Electrical connector means (10) for connecting a first circuit board (12) to a second circuit board (14) substantially at right angles to each other, in which a flexible circuit means (34) having conductors (45) at the surface thereof is provided to interconnect conductors (52) of said first circuit board (12) with conductors (53,55) of said second circuit board (14), characterized by a housing (15) adapted to be secured to said second circuit board (14), said housing (15) defining an open ended chamber (17) having first and second opposed side walls and an end wall which is remote from the open end (39) and which has a slot (16) therein for receiving an edge of said first circuit board (12), and an elastomeric member (28), having a recess (29) in alignment with said slot (16), and disposed in said chamber (17) such that part (30) thereof projects out of said open end (39), said flexible circuit means (34) being wrapped around said elastomeric member (28) and having first and second free ends (31,32) each extending at least partially across said recess (29) and also having an intermediate portion extending over the projecting part of said elastomeric member (28), and first and second portions of said flexible circuit means (34) being trapped between said elastomeric member (28) and said first and second side walls, whereby, when said first circuit board (12) is inserted in said slot (16) and said housing (15) is secured to said second circuit board (14), the free ends (31,32) of said flexible circuit means (34) are deflected into said recess (29) and secure electrical contact is made between the conductors (45) of said flexible circuit means (34) and the conductors (52,53,55) of said first and second circuit boards (12,14), by virtue of compression of said elastomeric member between said first circuit board and said side walls of said chamber, and between said second circuit board and said end wall of said chamber.
Electrical connector means according to claim 1, characterized in that the projecting part (30) of said elastomeric member (28) includes first and second axially extending, semi-cylindrically, portions (35,36) separated by a channel (33), a middle portion of said flexible circuit means (34) being disposed partially within said channel (33).

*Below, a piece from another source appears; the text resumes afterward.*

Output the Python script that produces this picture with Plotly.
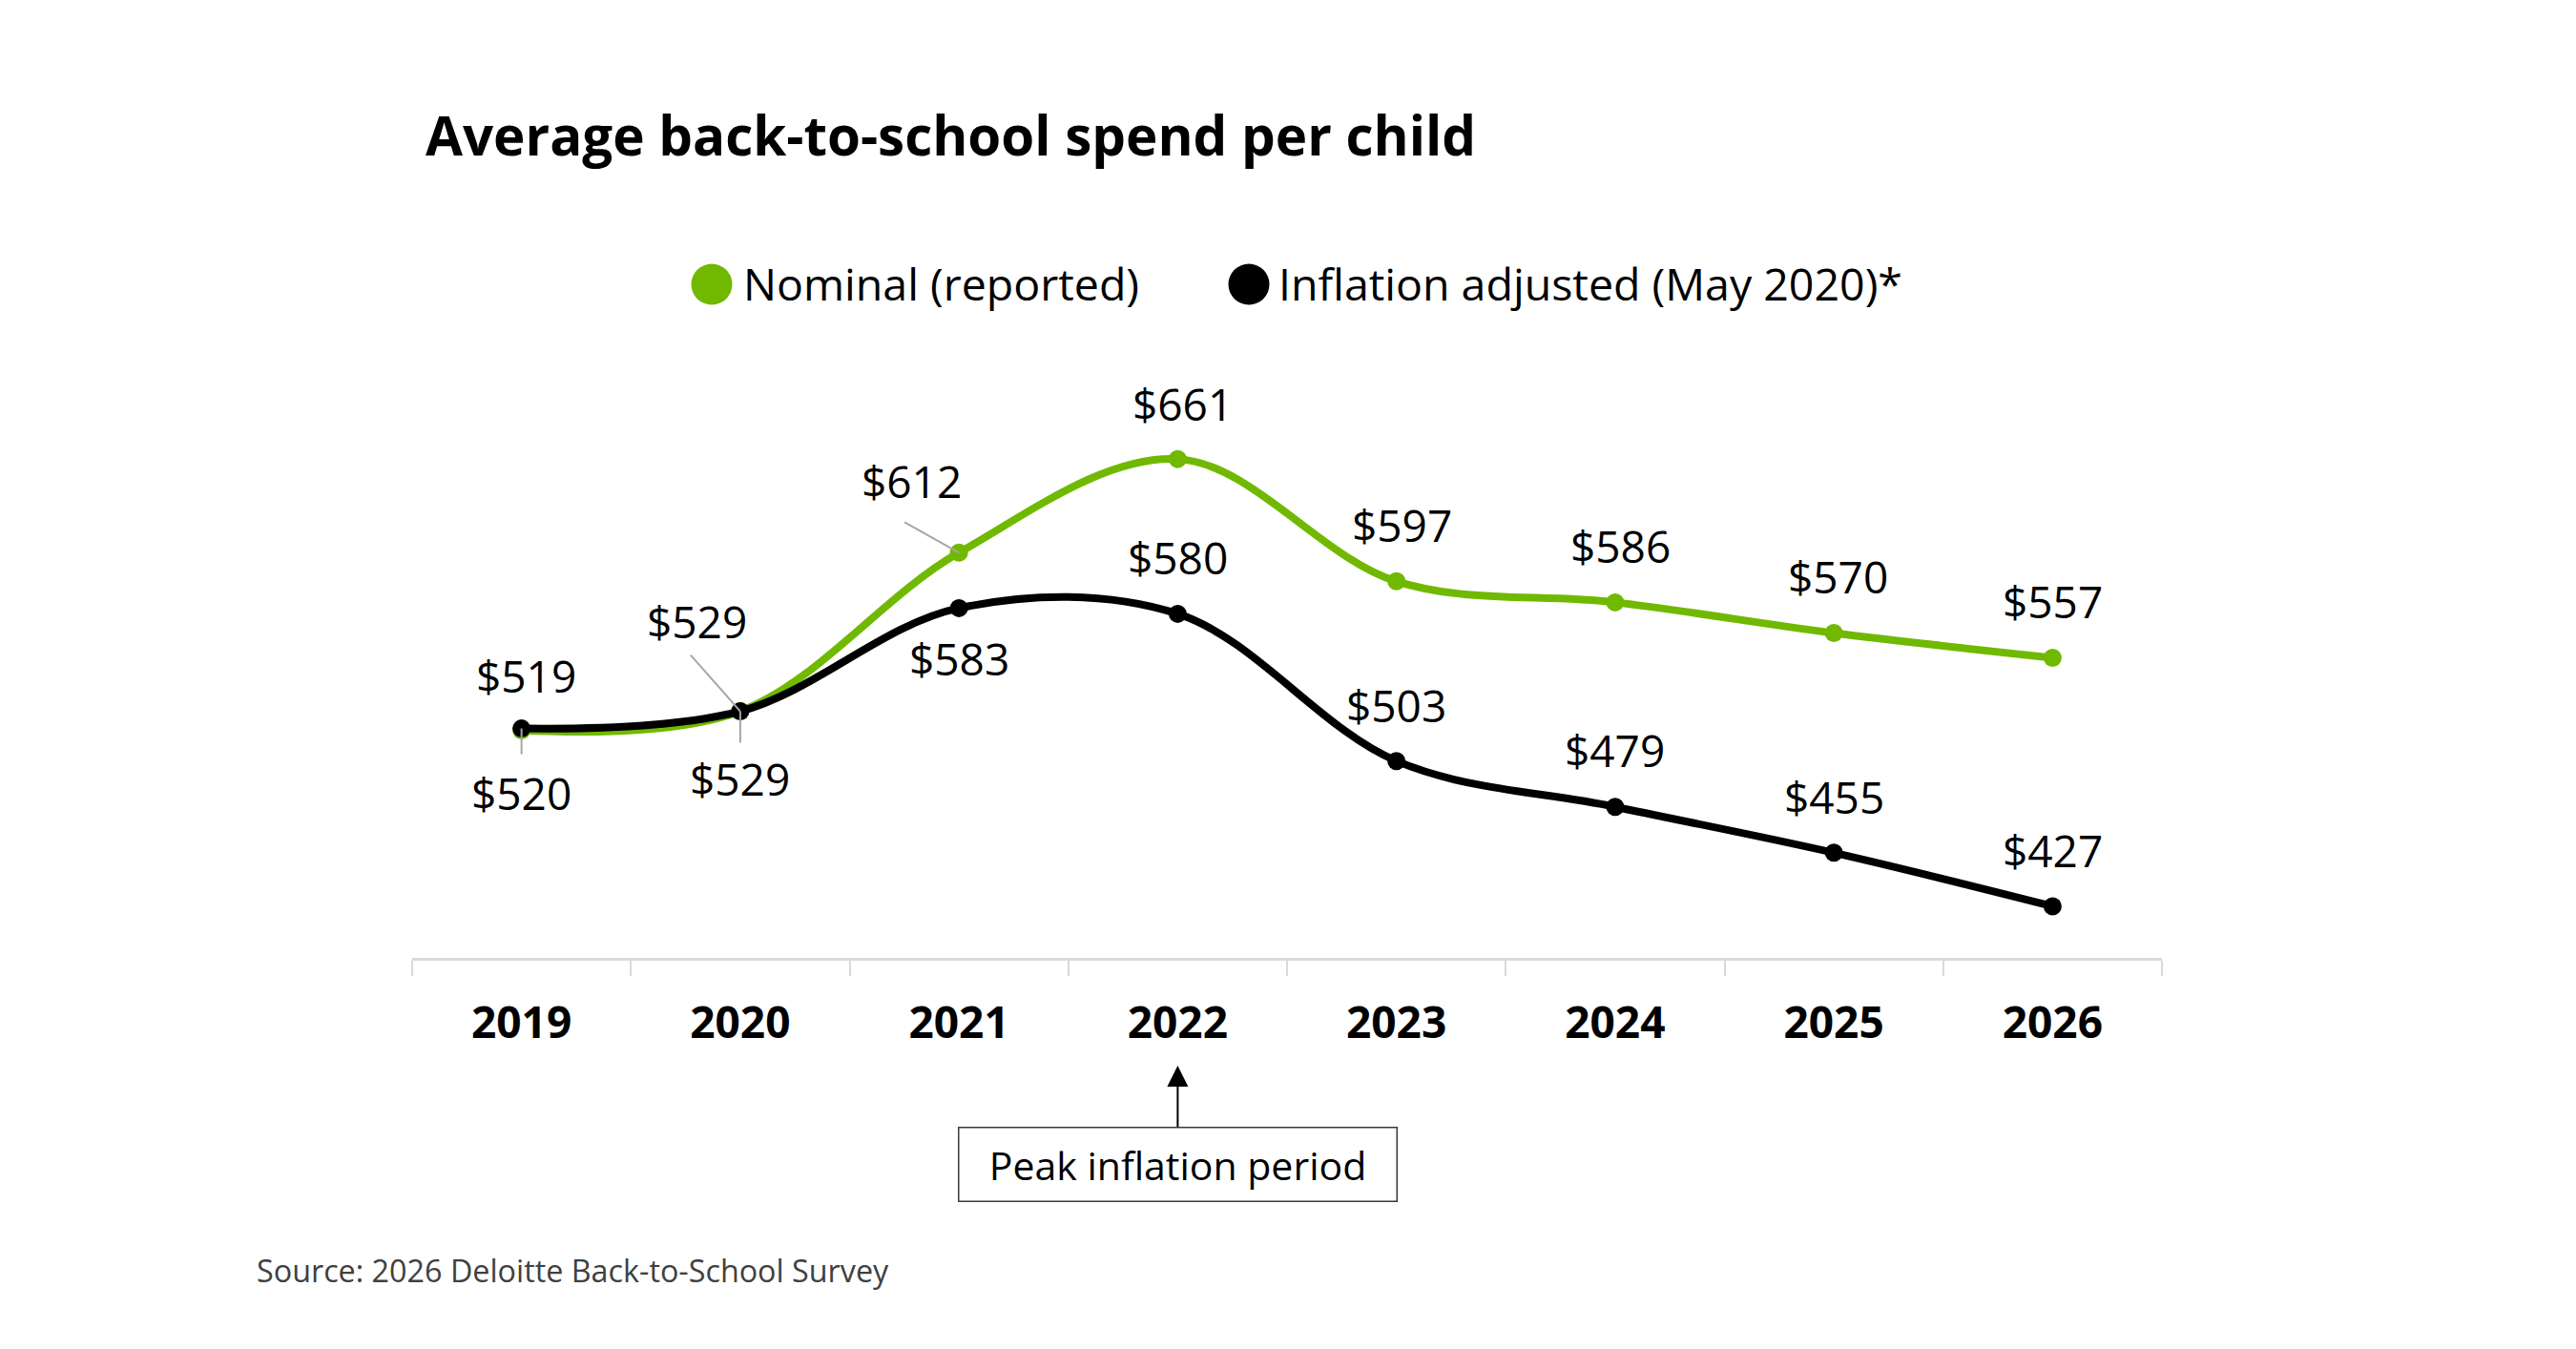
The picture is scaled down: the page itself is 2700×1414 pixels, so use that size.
import plotly.graph_objects as go

# ---------------- data ----------------
years = ["2019", "2020", "2021", "2022", "2023", "2024", "2025", "2026"]
nominal = [519, 529, 612, 661, 597, 586, 570, 557]
adjusted = [520, 529, 583, 580, 503, 479, 455, 427]
series_names = ["Nominal (reported)", "Inflation adjusted (May 2020)*"]
title_text = "Average back-to-school spend per child"
source_text = "Source: 2026 Deloitte Back-to-School Survey"
callout_text = "Peak inflation period"
callout_year = "2022"

# ---------------- style ----------------
GREEN = "#70b900"
BLACK = "#000000"
FONT = "Open Sans"
W, H = 2700, 1414
L, R, T, B = 432, 434, 403, 410
plot_w = W - L - R
plot_h = H - T - B


def pxp(x):
    return (x - L) / plot_w


def pyp(y):
    return (H - B - y) / plot_h


# label offsets (pixels, y up)
nom_dx = [5, -45, -50, 5, 6, 6, 4, 0]
nom_dy = [58, 95, 75, 58, 59, 59, 59, 59]
adj_dx = [0, 0, 0, 0, 0, 0, 0, 0]
adj_dy = [-67, -70, -53, 59, 59, 60, 59, 59]
# leader lines: (series, index, dx, dy_up)
leaders = [("nom", 1, -52, 59), ("nom", 2, -57, 32), ("adj", 0, 0, -27), ("adj", 1, 0, -33)]

fig = go.Figure()
for name, vals, col in [(series_names[0], nominal, GREEN), (series_names[1], adjusted, BLACK)]:
    fig.add_trace(go.Scatter(
        x=years, y=vals, name=name, mode="lines+markers",
        line=dict(color=col, width=8, shape="spline", smoothing=1),
        marker=dict(color=col, size=19),
        showlegend=False, hoverinfo="skip",
    ))

# category axis: annotations / shapes use category index positions
cat_pos = {yr: i for i, yr in enumerate(years)}

annotations = []
lab_font = dict(family=FONT, size=46, color="#000000")
for vals, dxs, dys in [(nominal, nom_dx, nom_dy), (adjusted, adj_dx, adj_dy)]:
    for i, (yr, v) in enumerate(zip(years, vals)):
        annotations.append(dict(
            x=cat_pos[yr], y=v, xref="x", yref="y", text=f"${v}", showarrow=False,
            xshift=dxs[i], yshift=dys[i], font=lab_font,
        ))

shapes = []
for ser, i, dx, dy in leaders:
    vals = nominal if ser == "nom" else adjusted
    shapes.append(dict(
        type="line", xref="x", yref="y", xsizemode="pixel", ysizemode="pixel",
        xanchor=cat_pos[years[i]], yanchor=vals[i], x0=0, x1=dx, y0=0, y1=dy,
        line=dict(color="#a6a6a6", width=2), layer="above",
    ))

# legend (custom, large dots)
leg_items = [(746, 780, GREEN, series_names[0]), (1309, 1341, BLACK, series_names[1])]
for cx, tx, col, name in leg_items:
    shapes.append(dict(
        type="circle", xref="paper", yref="paper", xsizemode="pixel", ysizemode="pixel",
        xanchor=pxp(cx), yanchor=pyp(298), x0=-21.5, x1=21.5, y0=-21.5, y1=21.5,
        fillcolor=col, line=dict(width=0),
    ))
    annotations.append(dict(
        x=pxp(tx - 3), y=pyp(297), xref="paper", yref="paper", xanchor="left", yanchor="middle",
        text=name, showarrow=False, font=dict(family=FONT, size=46.5, color="#000000"),
    ))

# callout
annotations.append(dict(
    x=cat_pos[callout_year], y=pyp(1117), xref="x", yref="paper", text=callout_text,
    showarrow=True, ax=0, ay=103, arrowhead=2, arrowsize=2.2, arrowwidth=2, arrowcolor="#000000",
    font=dict(family=FONT, size=41, color="#000000"),
    bordercolor="#3a3a3a", borderwidth=1.5, borderpad=3, width=452, height=70, bgcolor="#ffffff",
))

# source
annotations.append(dict(
    x=pxp(267), y=pyp(1331), xref="paper", yref="paper", xanchor="left", yanchor="middle",
    text=source_text, showarrow=False, font=dict(family=FONT, size=32.3, color="#404040"),
))

fig.update_layout(
    width=W, height=H,
    margin=dict(l=L, r=R, t=T, b=B),
    paper_bgcolor="white", plot_bgcolor="white",
    title=dict(
        text=title_text, xref="container", yref="container",
        x=446 / W, xanchor="left", y=1 - 143 / H, yanchor="middle",
        font=dict(family=FONT, size=56.5, color="#000000", weight="bold"),
    ),
    xaxis=dict(
        type="category", range=[-0.5, 7.5], showgrid=False, zeroline=False,
        showline=True, linecolor="#d9d9d9", linewidth=3,
        ticks="outside", tickson="boundaries", ticklen=16, tickwidth=2, tickcolor="#d9d9d9",
        tickfont=dict(family=FONT, size=46, color="#000000", weight="bold"),
        ticklabelstandoff=26,
    ),
    yaxis=dict(range=[400, 700], visible=False, showgrid=False, zeroline=False),
    annotations=annotations,
    shapes=shapes,
    showlegend=False,
)

fig.write_html("out.html")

Electrical connector means according to claim 2, characterized in that said chamber (17) has a widened portion adjacent its open end (39), whereby said projecting part of said elastomeric member (28), and said flexible circuit means (34) surrounding it, are deformed into said widened portion of the chamber (17) and into the channel (33) as the housing (15) is secured to said second circuit board (14), increasing the force and the contact area between the conductors (45) of the flexible circuit means (34) and the conductors (53,55) of said second circuit board (14) to improve the electrical connection therebetween.
Electrical connector means according to either claim 2 or 3, characterized in that, as the housing (15) is fastened to said second circuit board (14), the flexible circuit means (34) and the first and second semi-cylindrical portions (35,36) are deformed into the channel (33) in a sweeping motion, wiping the conductors (45) of the flexible circuit means (34) against the conductors (53,55) of said second circuit board (14) to improve the electrical connection therebetween.
Electrical connector means according to claim 1, characterized in that electrical contact with each conductor (52) of said first circuit board (12) and with each conductor (53,55) of said second circuit board (14) is effected by at least two conductors (45) of the flexible circuit means (34).
Electrical connector means according to claim 1, characterized in that said housing (15) has means (22) for receiving a fastener (25), and said flexible circuit means (34) has a hole (44) therein for allowing the passage of said fastener (25) to the fastener receiving means (22), and in that said second circuit board (14) has a hole (38) therein for allowing the passage of the fastener (25) to said receiving means (22) enabling said connector means to be secured on to said second circuit board (14) for connection to said first circuit board (12).
Electrical connector assembly for connecting two circuit boards (12) to a common circuit board (14), comprising one connector means claimed in any one of the preceding claims secured to each of the opposite major surfaces of said common circuit board (14).